Most of the larger oil producers have had a tough year on account of the steep decline in oil prices which has impacted everything from employment to national budgets. For major exporters like Russia and Saudi Arabia, this dependence on energy exports has necessitated the drawdown of vast foreign currency reserves in order to prop up the economy and offset the emerging budgetary gaps. As a major commodity producing region, Canada has not been immune from the broad amount of commodity deflation occurring across the globe. When combined with developments in the energy patch, its own domestic industry is coming under pressure due to the downturn in external demand and weakening outlook as other countries quietly devalue and engage in price competition to protect market share. The result has been substantial losses in the Canadian dollar which show no signs of slowing in spite of the uncertainty facing the neighboring United States.
The Fundamental Picture
While Canada has largely skirted the most devastating impacts of the 60% plus decline in oil prices, an extended period of low prices do not benefit the underlying fundamentals for Canada as evidenced by the latest uptick in unemployment and downtick in inflation. Unemployment in general benefited from the gains in raw materials during the commodity super cycle, with certain areas like Alberta benefiting from oil prices that exceeded $100 for much of the past few years.

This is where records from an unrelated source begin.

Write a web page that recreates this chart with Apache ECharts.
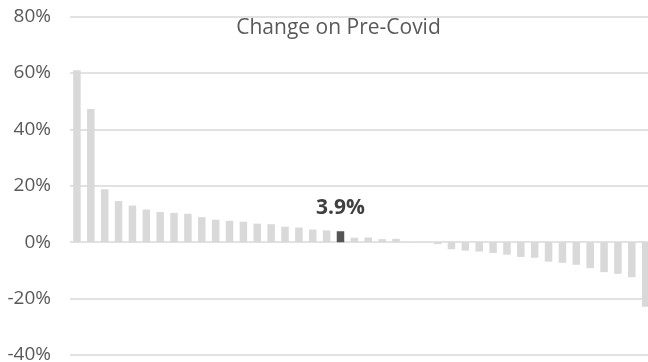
<!DOCTYPE html>
<html>
<head>
<meta charset="utf-8">
<script src="https://cdn.jsdelivr.net/npm/echarts@6/dist/echarts.min.js"></script>
<style>
  html, body { margin: 0; padding: 0; background: #ffffff; }
  #chart { width: 648px; height: 362px; }
</style>
</head>
<body>
<div id="chart"></div>
<script>
// Ranked change versus pre-Covid levels, one bar per item (in %)
const ranks = Array.from({ length: 42 }, (_, i) => String(i + 1));
const changePct = [
  61.0, 47.3, 18.8, 14.6, 13.0, 11.6, 10.7, 10.4, 10.1, 8.9,
  8.0, 7.6, 7.3, 6.6, 6.4, 5.5, 5.2, 4.5, 4.2, 3.9,
  1.6, 1.7, 1.1, 1.2, 0.1, -0.1, -0.7, -2.5, -3.0, -3.3,
  -3.8, -4.4, -5.2, -5.5, -6.9, -7.3, -8.0, -9.2, -10.6, -11.2,
  -12.4, -22.9
];
const highlightIndex = 19;
const yTicks = { min: -40, max: 80, step: 20 };
const titleText = 'Change on Pre-Covid';

const FONT = '"Open Sans", sans-serif';

const chart = echarts.init(document.getElementById('chart'), null, { renderer: 'canvas' });

const barData = changePct.map((v, i) => {
  if (i === highlightIndex) {
    return {
      value: v,
      itemStyle: { color: '#555555' },
      label: {
        show: true,
        position: 'top',
        distance: 13,
        formatter: (p) => p.value.toFixed(1) + '%',
        fontFamily: FONT,
        fontSize: 21,
        fontWeight: 'bold',
        color: '#404040'
      }
    };
  }
  return v;
});

chart.setOption({
  animation: false,
  backgroundColor: '#ffffff',
  title: {
    text: titleText,
    left: 333.5,
    textAlign: 'center',
    top: 13,
    textStyle: { fontFamily: FONT, fontSize: 21, fontWeight: 'normal', color: '#595959' }
  },
  // plot area runs slightly past the right edge of the canvas
  grid: {
    left: 70, width: 582.6, top: 16.7, bottom: 7,
    containLabel: false,
    outerBoundsMode: 'none'
  },
  xAxis: {
    type: 'category',
    data: ranks,
    axisLine: { show: false },
    axisTick: { show: false },
    axisLabel: { show: false },
    splitLine: { show: false }
  },
  yAxis: {
    type: 'value',
    min: yTicks.min,
    max: yTicks.max,
    interval: yTicks.step,
    axisLine: { show: false },
    axisTick: { show: false },
    axisLabel: {
      formatter: (v) => v + '%',
      fontFamily: FONT,
      fontSize: 19,
      color: '#595959',
      margin: 19
    },
    splitLine: { lineStyle: { color: '#d9d9d9', width: 1.5 } }
  },
  series: [{
    type: 'bar',
    data: barData,
    barWidth: 7.5,
    itemStyle: { color: '#d9d9d9' }
  }]
});
</script>
</body>
</html>
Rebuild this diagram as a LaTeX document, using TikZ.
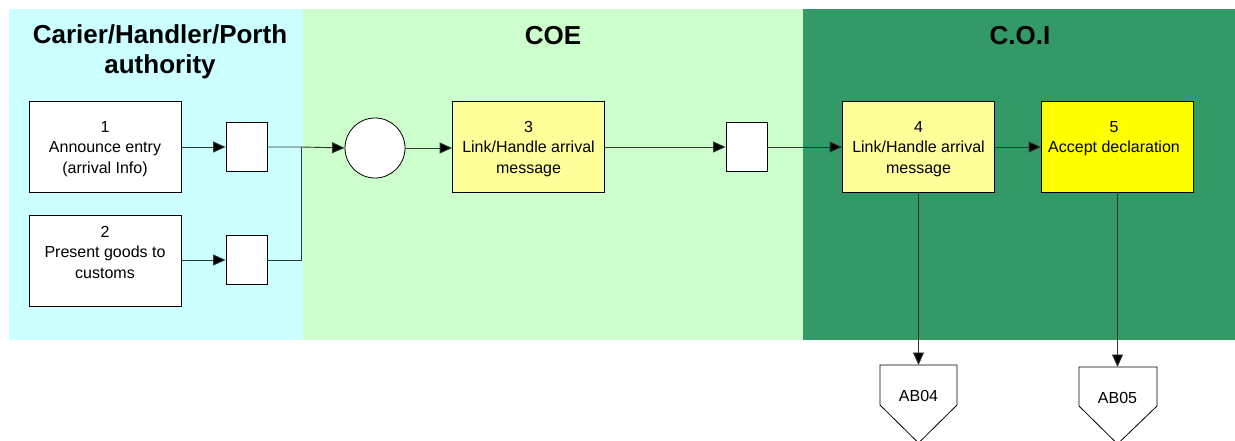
\documentclass[tikz,border=0pt]{standalone}
\usepackage{fontspec}
\setmainfont{Liberation Sans}
\usetikzlibrary{arrows.meta}
\definecolor{lanecarrier}{HTML}{CCFFFF}
\definecolor{lanecoe}{HTML}{CCFFCC}
\definecolor{lanecoi}{HTML}{339966}
\definecolor{taskpale}{HTML}{FFFF99}
\definecolor{taskbright}{HTML}{FFFF00}
\definecolor{wire}{HTML}{303830}
\tikzset{
  lanetitle/.style={font=\fontsize{26}{30}\selectfont\bfseries, align=center, text=black},
  taskbox/.style={draw=black, line width=0.8pt, fill=white, minimum width=152pt, minimum height=91pt, inner sep=0pt},
  tasktext/.style={font=\fontsize{16}{20.5}\selectfont, align=center, inner sep=0pt},
  docbox/.style={draw=black, line width=0.8pt, fill=white, minimum width=41pt, minimum height=49pt, inner sep=0pt},
  eventnode/.style={circle, draw=black, line width=0.8pt, fill=white, minimum size=60pt, inner sep=0pt},
  flow/.style={draw=wire, line width=0.9pt, -{Triangle[length=12.5pt,width=11pt,fill=black]}},
  plainwire/.style={draw=wire, line width=0.9pt},
  offpage/.style={draw=black, line width=0.8pt, fill=white}
}
\begin{document}
\begin{tikzpicture}[x=1pt,y=-1pt]
\useasboundingbox (0,0) rectangle (1235,441);
\fill[white] (0,0) rectangle (1235,441);

% swim lanes
\fill[lanecarrier] (9,9) rectangle (303,340);
\fill[lanecoe] (303,9) rectangle (803,340);
\fill[lanecoi] (803,9) rectangle (1235,340);

\node[lanetitle] (t1) at (160,52) {Carier/Handler/Porth\\authority};
\node[lanetitle] (t2) at (553,36) {COE};
\node[lanetitle] (t3) at (1020,36) {C.O.I};

% tasks
\node[taskbox] (b1) at (105,146.5) {};
\node[tasktext] (b1t) at (105,149) {1\\Announce entry\\(arrival Info)};
\node[taskbox] (b2) at (105,260.5) {};
\node[tasktext] (b2t) at (105,252) {2\\Present goods to\\customs};
\node[taskbox, fill=taskpale] (b3) at (528.5,146.5) {};
\node[tasktext] (b3t) at (528.5,149) {3\\Link/Handle arrival\\message};
\node[taskbox, fill=taskpale] (b4) at (918.5,146.5) {};
\node[tasktext] (b4t) at (918.5,149) {4\\Link/Handle arrival\\message};
\node[taskbox, fill=taskbright] (b5) at (1117.5,146.5) {};
\node[tasktext] (b5t) at (1114,138.5) {5\\Accept declaration};

% messages and event
\node[docbox] (s1) at (246.5,146.5) {};
\node[docbox] (s2) at (246.5,260) {};
\node[docbox] (s3) at (746.5,147) {};
\node[eventnode] (ev) at (375,148) {};

% off-page connectors
\coordinate (p4) at (918.5,365);
\coordinate (p5) at (1117.5,367);
\draw[offpage] (880,365) -- (957,365) -- (957,405) -- (918.5,443) -- (880,405) -- cycle;
\draw[offpage] (1079,367) -- (1157,367) -- (1157,406) -- (1117.5,444) -- (1079,406) -- cycle;
\node[tasktext] (ab4) at (918.5,396) {AB04};
\node[tasktext] (ab5) at (1117.5,398) {AB05};

% flows
\coordinate (jn) at (301,147);
\draw[flow] (b1.east |- 0,147) -- (s1.west |- 0,147);
\draw[flow] (b2.east |- 0,260) -- (s2.west);
\draw[flow] (s1.east |- jn) -- (jn) -- (ev.west);
\draw[plainwire] (s2.east) -| (jn);
\draw[flow] (ev.east) -- (b3.west |- ev.east);
\draw[flow] (b3.east |- s3.west) -- (s3.west);
\draw[flow] (s3.east) -- (b4.west |- s3.east);
\draw[flow] (b4.east |- s3.east) -- (b5.west |- s3.east);
\draw[flow] (b4.south) -- (p4);
\draw[flow] (b5.south) -- (p5);
\end{tikzpicture}
\end{document}
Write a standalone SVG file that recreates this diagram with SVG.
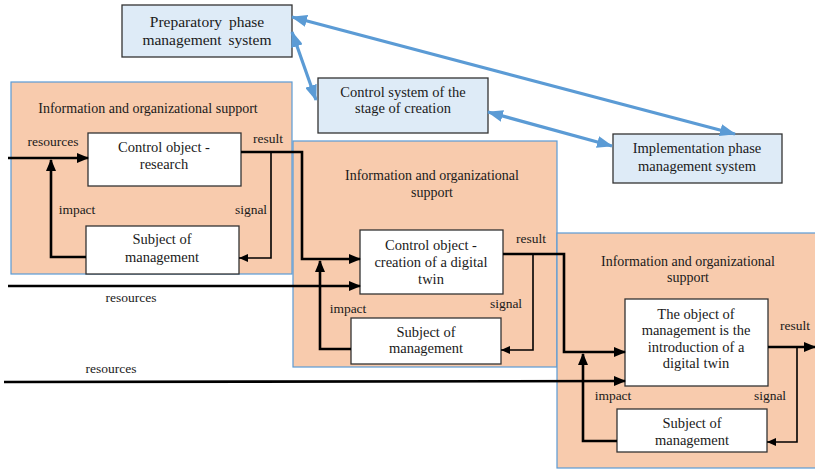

For tight oil plays like the oil sands which require higher extraction costs, these projects operated well above break-even points. However, with the downturn in oil prices, many of the geographical regions that saw a rapid rise in fortunes witnessed an equally swift reversal in prosperity. Although many projects are still operational owing to more efficient production measures, layoffs continue to grow as companies look for any form of cost saving measures.